Oconto Falls Area Veterans Monument dedicated under cool, sunny skies

More than 400 attend opening ceremony
By: 
Warren Bluhm
Oconto County Times Herald News Editor

OCONTO FALLS — Saturday was a day of remembering, of sharing and of telling stories.

Fulfilling a vision that the late Marie Magnin first voiced eight years ago, a new Oconto Falls Area Veterans Monument was dedicated during an hourlong ceremony at the high school and a short program at the monument next to the school district offices.

The main event was moved indoors because of unseasonably cold temperatures, although bright sun and clear skies reigned this day.

“This was a community partnership effort,” said organizer Bob Maloney in his opening remarks. “The project was and is a partnership between our community, local veterans, the American Legion Post 302, the American Legion Auxiliary Unit 302 and the Oconto Falls School District. Working together, we accomplished our goals on building what Marie Magnin started.”

Post 302 Commander Terris Umentum said Magnin came to him with the idea of a monument for veterans in memory of her husband, “Chub,” who died in 2010. She lived to see the revival of the project after several years’ pause, but she died April 24 before it was completed.

Five local veterans provided reflections about military and community service, and the Oconto Falls High School choir and band — directed by Amy Thiel and Danny Smith, respectively — performed musical selections for the occasion.

Superintendent Dean Hess, a retired U.S. Army Reserves major, said the monument will serve to remind the community how much can be accomplished through teamwork to honor the veterans of yesterday, today and tomorrow.

“I hope that its physical presence will help us to remember this nation was founded on this teamwork, the teamwork of all citizens coming together in servanthood,” Hess said. “It’s important for future generations to be able to reflect on the past, so that they can make decisions today for the ever improvement of tomorrow.”

Paula Gardipee, a retired Army master sergeant, spoke of how her service enabled her to travel the world, teaching Russian in California and Finland, among other locales.

“The memorial serves as a continuing reminder of the dedication to service by me and my comrades with whom I served,” said Gardipee, a retired Oconto Falls teacher. “Thank you again for being here to dedicate this wonderful project, and I thank all those who spent so much time and effort to make this a reality.”

The Rev.
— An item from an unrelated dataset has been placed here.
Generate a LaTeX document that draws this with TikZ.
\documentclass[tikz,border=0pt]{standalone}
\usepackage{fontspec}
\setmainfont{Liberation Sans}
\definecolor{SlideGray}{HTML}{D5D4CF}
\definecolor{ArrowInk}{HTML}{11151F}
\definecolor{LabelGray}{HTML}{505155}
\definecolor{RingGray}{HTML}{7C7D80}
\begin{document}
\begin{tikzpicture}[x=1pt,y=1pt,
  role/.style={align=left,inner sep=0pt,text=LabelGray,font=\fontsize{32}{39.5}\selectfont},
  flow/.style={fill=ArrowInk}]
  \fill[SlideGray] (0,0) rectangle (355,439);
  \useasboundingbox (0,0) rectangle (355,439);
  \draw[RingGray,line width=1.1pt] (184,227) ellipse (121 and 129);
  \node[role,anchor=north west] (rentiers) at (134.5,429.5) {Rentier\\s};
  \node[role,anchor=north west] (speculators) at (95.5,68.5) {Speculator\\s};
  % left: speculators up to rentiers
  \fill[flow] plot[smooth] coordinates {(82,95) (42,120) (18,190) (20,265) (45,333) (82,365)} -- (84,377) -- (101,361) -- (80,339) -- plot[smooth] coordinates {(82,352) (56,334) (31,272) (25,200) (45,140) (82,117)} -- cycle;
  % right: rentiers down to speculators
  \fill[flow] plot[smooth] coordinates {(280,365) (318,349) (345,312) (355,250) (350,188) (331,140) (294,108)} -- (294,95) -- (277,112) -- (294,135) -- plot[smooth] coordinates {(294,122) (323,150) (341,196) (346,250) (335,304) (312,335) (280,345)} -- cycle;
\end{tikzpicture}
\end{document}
Gary Olson shared the biblical story of how, when Joshua led his people into the Promised Land, he had them set up a ring of boulders as a monument so that future generations would ask, “What’s that,” and elders could tell the story of their exodus.

“It’s my hope my prayer for us here today that this is just a starting point, this veterans memorial, that it reminds us on a regular basis or better yet a daily basis the service, the sacrifice offered by our men and women in uniform,” Olson said, “and most important, it offers an opportunity for us to teach the next generation when they point to it and say, ‘What do those words mean?’”
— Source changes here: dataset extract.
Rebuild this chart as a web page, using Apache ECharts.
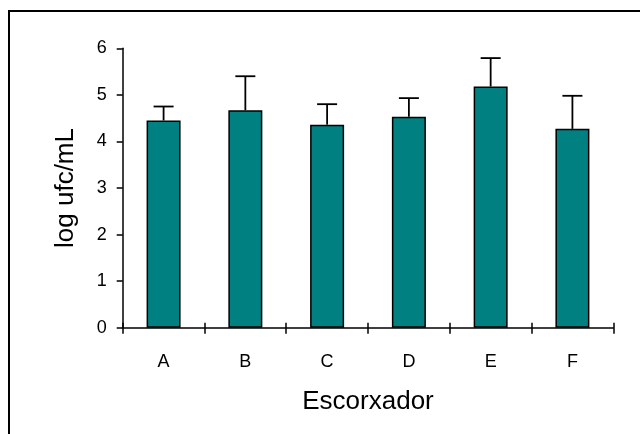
<!DOCTYPE html>
<html>
<head>
<meta charset="utf-8">
<script src="https://cdn.jsdelivr.net/npm/echarts@6/dist/echarts.min.js"></script>
<style>
html,body{margin:0;padding:0;background:#fff;}
#chart{width:640px;height:434px;}
</style>
</head>
<body>
<div id="chart"></div>
<script>
const categories = ['A', 'B', 'C', 'D', 'E', 'F'];
const means = [4.45, 4.67, 4.36, 4.53, 5.18, 4.27];
const errorTops = [4.75, 5.40, 4.80, 4.93, 5.79, 4.98];
const yTicks = [0, 1, 2, 3, 4, 5, 6];
const xTitle = 'Escorxador';
const yTitle = 'log ufc/mL';

const FONT = '"Liberation Sans", Arial, sans-serif';
const chart = echarts.init(document.getElementById('chart'), null, {renderer: 'canvas'});

const errData = categories.map((c, i) => [i, means[i], errorTops[i]]);

chart.setOption({
  animation: false,
  backgroundColor: '#ffffff',
  grid: {left: 122.7, right: 26.7, top: 48.3, bottom: 106.3, containLabel: false},
  graphic: [{
    type: 'rect',
    shape: {x: 9, y: 11, width: 700, height: 500},
    style: {fill: 'none', stroke: '#000', lineWidth: 2},
    silent: true, z: 100
  }],
  xAxis: [{
    type: 'category',
    data: categories,
    boundaryGap: true,
    name: xTitle,
    nameLocation: 'middle',
    nameGap: 61,
    nameTextStyle: {fontFamily: FONT, fontSize: 26, color: '#000'},
    axisLine: {lineStyle: {color: '#000', width: 1.5}},
    axisTick: {show: true, inside: false, length: 6, lineStyle: {color: '#000', width: 1.5}},
    axisLabel: {fontFamily: FONT, fontSize: 18, color: '#000', margin: 25},
    splitLine: {show: false}
  }, {
    type: 'category',
    data: categories,
    boundaryGap: true,
    position: 'bottom',
    axisLine: {show: false},
    axisTick: {show: true, inside: true, length: 5, lineStyle: {color: '#000', width: 1.5}},
    axisLabel: {show: false},
    splitLine: {show: false}
  }],
  yAxis: {
    type: 'value',
    min: 0, max: 6, interval: 1,
    name: yTitle,
    nameLocation: 'middle',
    nameGap: 44,
    nameRotate: 90,
    nameTextStyle: {fontFamily: FONT, fontSize: 26, color: '#000'},
    axisLine: {show: true, lineStyle: {color: '#000', width: 1.5}},
    axisTick: {show: true, length: 6, lineStyle: {color: '#000', width: 1.5}},
    axisLabel: {fontFamily: FONT, fontSize: 18, color: '#000', margin: 16,
      formatter: v => yTicks.includes(v) ? String(v) : ''},
    splitLine: {show: false}
  },
  series: [{
    type: 'bar',
    data: means,
    barWidth: 34,
    itemStyle: {color: '#008080', borderColor: '#000', borderWidth: 1.5},
    z: 2
  }, {
    type: 'custom',
    data: errData,
    z: 1,
    renderItem: function (params, api) {
      const i = api.value(0);
      const base = api.coord([i, api.value(1)]);
      const top = api.coord([i, api.value(2)]);
      const half = 10;
      return {
        type: 'group',
        children: [{
          type: 'line',
          shape: {x1: base[0], y1: base[1], x2: top[0], y2: top[1]},
          style: {stroke: '#000', lineWidth: 1.8}
        }, {
          type: 'line',
          shape: {x1: top[0] - half, y1: top[1], x2: top[0] + half, y2: top[1]},
          style: {stroke: '#000', lineWidth: 1.8}
        }]
      };
    }
  }]
});
</script>
</body>
</html>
Steve Magnin, a retired Army sergeant major, said the power of the monument hit home when he saw a family looking at the names on the various bronze panels and one of them said, “Oh! There’s Daddy.”

This monument will bring family, friends and past and future veterans together to say thank you, Magnin said. “Every brick, every name on those bricks, will be in itself a history lesson to those who know that soldier, that sailor, that airman, that Marine and that Coast Guardsman,” he said. “This monument will be the Oconto Falls area’s own reflection wall.”

At the close, Monica Skarban, retired U.S. Air Force, read the names of Oconto Falls area service members who died while serving, as Gerald Linzmeyer, Post 302 adjutant, sounded a bell.

“Now it’s up to all of us to come here to this memorial that is beautiful, sit, reflect, tell stories, let the stories live and share what we’ve got,” Skarban said. “Because our country is free because what people have given.”

Most in the crowd of more than 400 then retired to the monument itself for a flag raising, unveiling of a plaque in memory of “Marie’s Vision” and the sealing of a time capsule filled with mementos of 2019, to be opened Nov. 9, 2044 — the 25th anniversary of the dedication.